- Born: September 13, 1936 (age 89) Rokiškis, Lithuania
- Occupation: Archaeologist

Academic background
- Alma mater: Vilnius University
- Thesis: (1967)

Academic work
- Discipline: Medieval archaeology
- Institutions: Lithuanian Institute for Historical Research

= Laima Vaitkunskienė =

Lithuanian archaeologist

Laima Vaitkunskienė (born 13 September 1936) is a Lithuanian medieval archaeologist, who specialises in the study of burial practices.

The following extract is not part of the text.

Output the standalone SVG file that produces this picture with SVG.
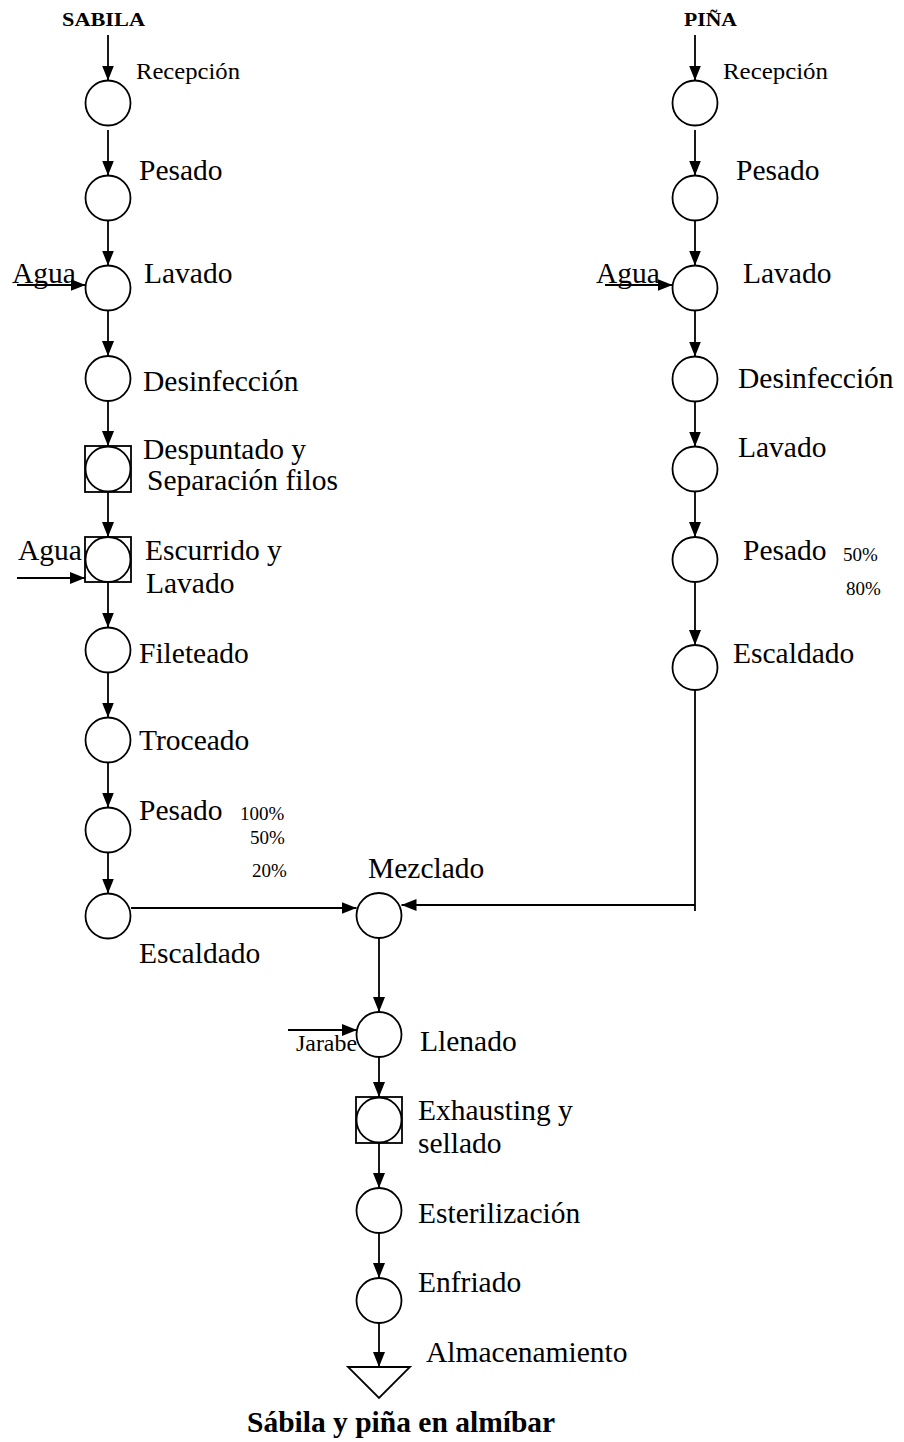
<svg xmlns="http://www.w3.org/2000/svg" width="904" height="1442" viewBox="0 0 904 1442">
<style>
.n{fill:#fff;stroke:#000;stroke-width:1.8}
.c{fill:none;stroke:#000;stroke-width:1.8}
.a{marker-end:url(#ah)}
text{font-family:"Liberation Serif","Times New Roman",serif;fill:#000}
.l{font-size:29.5px}
.s{font-size:23px}
.p{font-size:19px}
.b{font-weight:bold}
</style>
<defs>
<marker id="ah" markerUnits="userSpaceOnUse" markerWidth="16" markerHeight="12" refX="15" refY="6" orient="auto">
<path d="M0,0 L15,6 L0,12 z" fill="#000"/>
</marker>
</defs>
<rect width="904" height="1442" fill="#fff"/>
<g id="connectors">
<line class="c a" x1="108" y1="35" x2="108" y2="80.5"/>
<line class="c a" x1="108" y1="130" x2="108" y2="175.5"/>
<line class="c a" x1="108" y1="221" x2="108" y2="265.5"/>
<line class="c a" x1="108" y1="311" x2="108" y2="356"/>
<line class="c a" x1="108" y1="401" x2="108" y2="446"/>
<line class="c a" x1="108" y1="492" x2="108" y2="537"/>
<line class="c a" x1="108" y1="582" x2="108" y2="627.5"/>
<line class="c a" x1="108" y1="672.5" x2="108" y2="717.5"/>
<line class="c a" x1="108" y1="762.5" x2="108" y2="807.5"/>
<line class="c a" x1="108" y1="852.5" x2="108" y2="893.5"/>
<line class="c a" x1="17" y1="285" x2="85.5" y2="285"/>
<line class="c a" x1="17" y1="578" x2="85" y2="578"/>
<line class="c a" x1="131" y1="908" x2="356.5" y2="908"/>
<line class="c a" x1="695" y1="35" x2="695" y2="80.5"/>
<line class="c a" x1="695" y1="130" x2="695" y2="175.5"/>
<line class="c a" x1="695" y1="221" x2="695" y2="265.5"/>
<line class="c a" x1="695" y1="311" x2="695" y2="356.5"/>
<line class="c a" x1="695" y1="401.5" x2="695" y2="446.5"/>
<line class="c a" x1="695" y1="491.5" x2="695" y2="537"/>
<line class="c a" x1="695" y1="582" x2="695" y2="645"/>
<line class="c a" x1="605" y1="285" x2="672.5" y2="285"/>
<line class="c" x1="695" y1="690" x2="695" y2="911"/>
<line class="c a" x1="695" y1="905" x2="401.5" y2="905"/>
<line class="c a" x1="379" y1="938" x2="379" y2="1012"/>
<line class="c a" x1="288" y1="1030" x2="357" y2="1030"/>
<line class="c a" x1="379" y1="1057" x2="379" y2="1097"/>
<line class="c a" x1="379" y1="1143" x2="379" y2="1188"/>
<line class="c a" x1="379" y1="1233" x2="379" y2="1278"/>
<line class="c a" x1="379" y1="1323" x2="379" y2="1367"/>
</g>
<g id="title-sabila"><text class="p b" x="62" y="26" textLength="83" lengthAdjust="spacingAndGlyphs">SABILA</text></g>
<g id="title-pina"><text class="p b" x="684" y="26" textLength="53" lengthAdjust="spacingAndGlyphs">PIÑA</text></g>
<g id="s-recepcion"><circle class="n" cx="108" cy="103" r="22.5"/><text class="s" x="136" y="79" textLength="104" lengthAdjust="spacingAndGlyphs">Recepción</text></g>
<g id="s-pesado"><circle class="n" cx="108" cy="198" r="22.5"/><text class="l" x="139" y="180">Pesado</text></g>
<g id="s-lavado"><circle class="n" cx="108" cy="288" r="22.5"/><text class="l" x="144" y="283">Lavado</text><text class="l" x="12" y="283">Agua</text></g>
<g id="s-desinfeccion"><circle class="n" cx="108" cy="378.5" r="22.5"/><text class="l" x="143" y="391">Desinfección</text></g>
<g id="s-despuntado"><rect class="n" x="85" y="446" width="46" height="46"/><circle class="n" cx="108" cy="469" r="22.5"/><text class="l" x="143" y="459">Despuntado y</text><text class="l" x="147" y="490">Separación filos</text></g>
<g id="s-escurrido"><rect class="n" x="85" y="537" width="46" height="45"/><circle class="n" cx="108" cy="559.5" r="22.5"/><text class="l" x="145" y="560">Escurrido y</text><text class="l" x="146" y="593">Lavado</text><text class="l" x="18" y="560">Agua</text></g>
<g id="s-fileteado"><circle class="n" cx="108" cy="650" r="22.5"/><text class="l" x="139" y="663">Fileteado</text></g>
<g id="s-troceado"><circle class="n" cx="108" cy="740" r="22.5"/><text class="l" x="139" y="750">Troceado</text></g>
<g id="s-pesado2"><circle class="n" cx="108" cy="830" r="22.5"/><text class="l" x="139" y="820">Pesado</text><text class="p" x="240" y="820">100%</text><text class="p" x="250" y="844">50%</text><text class="p" x="252" y="877">20%</text></g>
<g id="s-escaldado"><circle class="n" cx="108" cy="916" r="22.5"/><text class="l" x="139" y="963">Escaldado</text></g>
<g id="p-recepcion"><circle class="n" cx="695" cy="103" r="22.5"/><text class="s" x="723" y="79" textLength="105" lengthAdjust="spacingAndGlyphs">Recepción</text></g>
<g id="p-pesado"><circle class="n" cx="695" cy="198" r="22.5"/><text class="l" x="736" y="180">Pesado</text></g>
<g id="p-lavado"><circle class="n" cx="695" cy="288" r="22.5"/><text class="l" x="743" y="283">Lavado</text><text class="l" x="596" y="283">Agua</text></g>
<g id="p-desinfeccion"><circle class="n" cx="695" cy="379" r="22.5"/><text class="l" x="738" y="388">Desinfección</text></g>
<g id="p-lavado2"><circle class="n" cx="695" cy="469" r="22.5"/><text class="l" x="738" y="457">Lavado</text></g>
<g id="p-pesado2"><circle class="n" cx="695" cy="559.5" r="22.5"/><text class="l" x="743" y="560">Pesado</text><text class="p" x="843" y="561">50%</text><text class="p" x="846" y="595">80%</text></g>
<g id="p-escaldado"><circle class="n" cx="695" cy="667.5" r="22.5"/><text class="l" x="733" y="663">Escaldado</text></g>
<g id="mezclado"><circle class="n" cx="379" cy="915.5" r="22.5"/><text class="l" x="368" y="878">Mezclado</text></g>
<g id="llenado"><circle class="n" cx="379" cy="1034.5" r="22.5"/><text class="l" x="420" y="1051">Llenado</text><text class="s" x="296" y="1051" textLength="61" lengthAdjust="spacingAndGlyphs">Jarabe</text></g>
<g id="exhausting"><rect class="n" x="356" y="1097" width="46" height="46"/><circle class="n" cx="379" cy="1120" r="22.5"/><text class="l" x="418" y="1120">Exhausting y</text><text class="l" x="418" y="1153">sellado</text></g>
<g id="esterilizacion"><circle class="n" cx="379" cy="1210.5" r="22.5"/><text class="l" x="418" y="1223">Esterilización</text></g>
<g id="enfriado"><circle class="n" cx="379" cy="1300.5" r="22.5"/><text class="l" x="418" y="1292">Enfriado</text></g>
<g id="almacenamiento"><polygon class="n" points="348,1367 410,1367 379,1398"/><text class="l" x="426" y="1362">Almacenamiento</text></g>
<g id="producto"><text class="l b" x="247" y="1432">Sábila y piña en almíbar</text></g>
</svg>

She has led extensive and numerous excavations, and led on the study of amber in the region.

== Biography ==
Born in Rokiškis, Vaitkunskienė graduated in 1956 with a degree in history and philology from Vilnius University. After graduation she worked for the Šiauliai Aušra Museum, before beginning work at the Institute of History in 1957.

From 1958 to 1959, she led excavations at the Juodoniai Hillfort and settlement, in partnership with the Rokiškis Regional Museum. She also led excavations at several burial sites, including: Bandužiai, Jurgaičiai, Kaštaunaliai, Pagrybis, Žąsinas and Žviliai cemeteries. She was awarded a PhD in 1967. Her work at Pagrybis investigated a cemetery dating to the 5th to 6th centuries CE, where she interpreted the site as showing an increased militarisation during the period they were in use. The excavations at Žąsinas were undertaken between 1976 and 1979, and resulted in the exploration of Samogitian burial practice from the 10th to 12th centuries. Her excavations at Žviliai were published in 1999 and described barrow use and burial goods deposited there.

Vaitkunskienė also studied comb-shaped pendants from the region, made from amber, and connected their production to the Lithuanian mythology. Her study of amber also led her to the conclusion that its use was restricted not just by its rarity, but by social and spiritual prohibitions.

== Selected works ==
- Vaitkunskienė, Laima. Sidabras senovės Lietuvoje. Mokslas, 1981.
- Vaitkunskienė, Laima. "Senovės Šilališkių šventiniai drabužiai." Šilalės kraštas/sudarytojas Edvardas Vidmantas. Lietuvos kraštotyros draugija, 1994. 26–38.
- Vaitkunskienė, Laima. "Archeologiniai šaltiniai apie mirusiųjų minėjimo apeigas (XIV–XVI a.)." (2016).